PROBLEM STATEMENT: Copy all the data exactly, except the pictures.

======== SOURCE DATA

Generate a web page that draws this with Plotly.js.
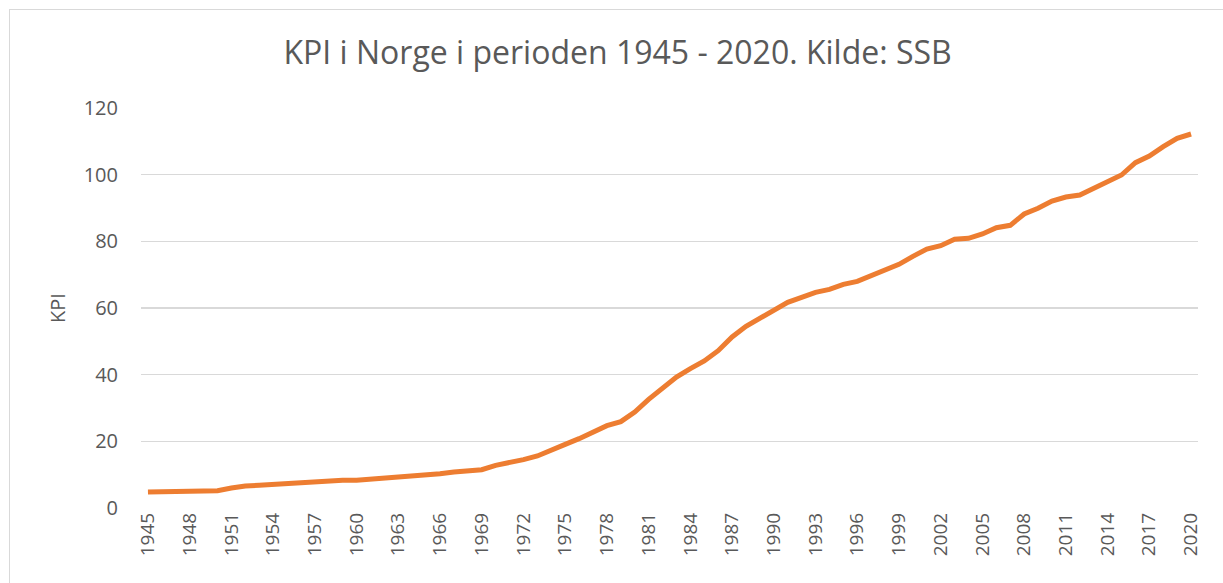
<!DOCTYPE html>
<html>
<head>
<meta charset="utf-8">
<script src="https://cdn.plot.ly/plotly-3.0.1.min.js"></script>
<style>
  html, body { margin: 0; padding: 0; background: #fff; overflow: hidden; }
  #frame { position: absolute; left: 9px; top: 9px; width: 1240px; height: 600px; border: 1px solid #d9d9d9; }
  #chart { position: absolute; left: 0; top: 0; width: 1223px; height: 583px; }
</style>
</head>
<body>
<div id="frame"></div>
<div id="chart"></div>
<script>
const years = [];
for (let y = 1945; y <= 2020; y++) years.push(String(y));

const kpi = [
  4.8, 4.9, 4.9, 4.9, 5.0, 5.2, 6.0, 6.6, 6.8, 7.1,
  7.2, 7.5, 7.7, 8.1, 8.3, 8.3, 8.6, 8.8, 9.1, 9.6,
  10.0, 10.3, 10.8, 11.2, 11.5, 12.8, 13.6, 14.5, 15.6, 17.2,
  19.1, 20.8, 22.8, 24.7, 25.9, 28.8, 32.6, 36.0, 39.3, 41.8,
  44.1, 47.2, 51.3, 54.5, 56.9, 59.4, 61.7, 63.2, 64.7, 65.6,
  67.1, 68.0, 69.8, 71.4, 73.1, 75.5, 77.7, 78.7, 80.6, 80.9,
  82.2, 84.1, 84.8, 88.2, 89.9, 92.1, 93.3, 93.9, 95.9, 97.9,
  99.9, 103.6, 105.6, 108.4, 110.9, 112.2
];

const tickYears = years.filter((y, i) => i % 3 === 0);
const yTicks = [0, 20, 40, 60, 80, 100, 120];

const grey = '#595959';

Plotly.newPlot('chart', [{
  x: years,
  y: kpi,
  type: 'scatter',
  mode: 'lines',
  line: { color: '#ED7D31', width: 5 },
  hoverinfo: 'x+y'
}], {
  width: 1223,
  height: 583,
  paper_bgcolor: 'rgba(0,0,0,0)',
  plot_bgcolor: 'rgba(0,0,0,0)',
  margin: { l: 141, r: 25, t: 108, b: 75, pad: 0 },
  showlegend: false,
  font: { family: 'Open Sans, sans-serif', color: grey },
  title: {
    text: 'KPI i Norge i perioden 1945 - 2020. Kilde: SSB',
    font: { size: 32, color: grey, family: 'Open Sans, sans-serif' },
    x: 0.505, xanchor: 'center',
    y: 0.91, yanchor: 'middle'
  },
  xaxis: {
    type: 'category',
    range: [-0.5, 75.5],
    tickmode: 'array',
    tickvals: tickYears,
    ticktext: tickYears,
    tickangle: -90,
    tickfont: { size: 19, color: grey },
    showgrid: false,
    zeroline: false,
    showline: false,
    ticks: '',
    ticklen: 0
  },
  yaxis: {
    range: [0, 120],
    tickmode: 'array',
    tickvals: yTicks,
    ticktext: yTicks.map(String),
    tickfont: { size: 20, color: grey },
    showgrid: true,
    gridcolor: '#d9d9d9',
    gridwidth: 1.4,
    zeroline: false,
    showline: false,
    ticks: 'outside',
    ticklen: 18,
    tickcolor: 'rgba(0,0,0,0)',
    title: { text: 'KPI', font: { size: 20, color: grey }, standoff: 12 }
  }
}, { staticPlot: true });
</script>
</body>
</html>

================

COMPLETE OUTPUT:
Generate a web page that draws this with Plotly.js.
<!DOCTYPE html>
<html>
<head>
<meta charset="utf-8">
<script src="https://cdn.plot.ly/plotly-3.0.1.min.js"></script>
<style>
  html, body { margin: 0; padding: 0; background: #fff; overflow: hidden; }
  #frame { position: absolute; left: 9px; top: 9px; width: 1240px; height: 600px; border: 1px solid #d9d9d9; }
  #chart { position: absolute; left: 0; top: 0; width: 1223px; height: 583px; }
</style>
</head>
<body>
<div id="frame"></div>
<div id="chart"></div>
<script>
const years = [];
for (let y = 1945; y <= 2020; y++) years.push(String(y));

const kpi = [
  4.8, 4.9, 4.9, 4.9, 5.0, 5.2, 6.0, 6.6, 6.8, 7.1,
  7.2, 7.5, 7.7, 8.1, 8.3, 8.3, 8.6, 8.8, 9.1, 9.6,
  10.0, 10.3, 10.8, 11.2, 11.5, 12.8, 13.6, 14.5, 15.6, 17.2,
  19.1, 20.8, 22.8, 24.7, 25.9, 28.8, 32.6, 36.0, 39.3, 41.8,
  44.1, 47.2, 51.3, 54.5, 56.9, 59.4, 61.7, 63.2, 64.7, 65.6,
  67.1, 68.0, 69.8, 71.4, 73.1, 75.5, 77.7, 78.7, 80.6, 80.9,
  82.2, 84.1, 84.8, 88.2, 89.9, 92.1, 93.3, 93.9, 95.9, 97.9,
  99.9, 103.6, 105.6, 108.4, 110.9, 112.2
];

const tickYears = years.filter((y, i) => i % 3 === 0);
const yTicks = [0, 20, 40, 60, 80, 100, 120];

const grey = '#595959';

Plotly.newPlot('chart', [{
  x: years,
  y: kpi,
  type: 'scatter',
  mode: 'lines',
  line: { color: '#ED7D31', width: 5 },
  hoverinfo: 'x+y'
}], {
  width: 1223,
  height: 583,
  paper_bgcolor: 'rgba(0,0,0,0)',
  plot_bgcolor: 'rgba(0,0,0,0)',
  margin: { l: 141, r: 25, t: 108, b: 75, pad: 0 },
  showlegend: false,
  font: { family: 'Open Sans, sans-serif', color: grey },
  title: {
    text: 'KPI i Norge i perioden 1945 - 2020. Kilde: SSB',
    font: { size: 32, color: grey, family: 'Open Sans, sans-serif' },
    x: 0.505, xanchor: 'center',
    y: 0.91, yanchor: 'middle'
  },
  xaxis: {
    type: 'category',
    range: [-0.5, 75.5],
    tickmode: 'array',
    tickvals: tickYears,
    ticktext: tickYears,
    tickangle: -90,
    tickfont: { size: 19, color: grey },
    showgrid: false,
    zeroline: false,
    showline: false,
    ticks: '',
    ticklen: 0
  },
  yaxis: {
    range: [0, 120],
    tickmode: 'array',
    tickvals: yTicks,
    ticktext: yTicks.map(String),
    tickfont: { size: 20, color: grey },
    showgrid: true,
    gridcolor: '#d9d9d9',
    gridwidth: 1.4,
    zeroline: false,
    showline: false,
    ticks: 'outside',
    ticklen: 18,
    tickcolor: 'rgba(0,0,0,0)',
    title: { text: 'KPI', font: { size: 20, color: grey }, standoff: 12 }
  }
}, { staticPlot: true });
</script>
</body>
</html>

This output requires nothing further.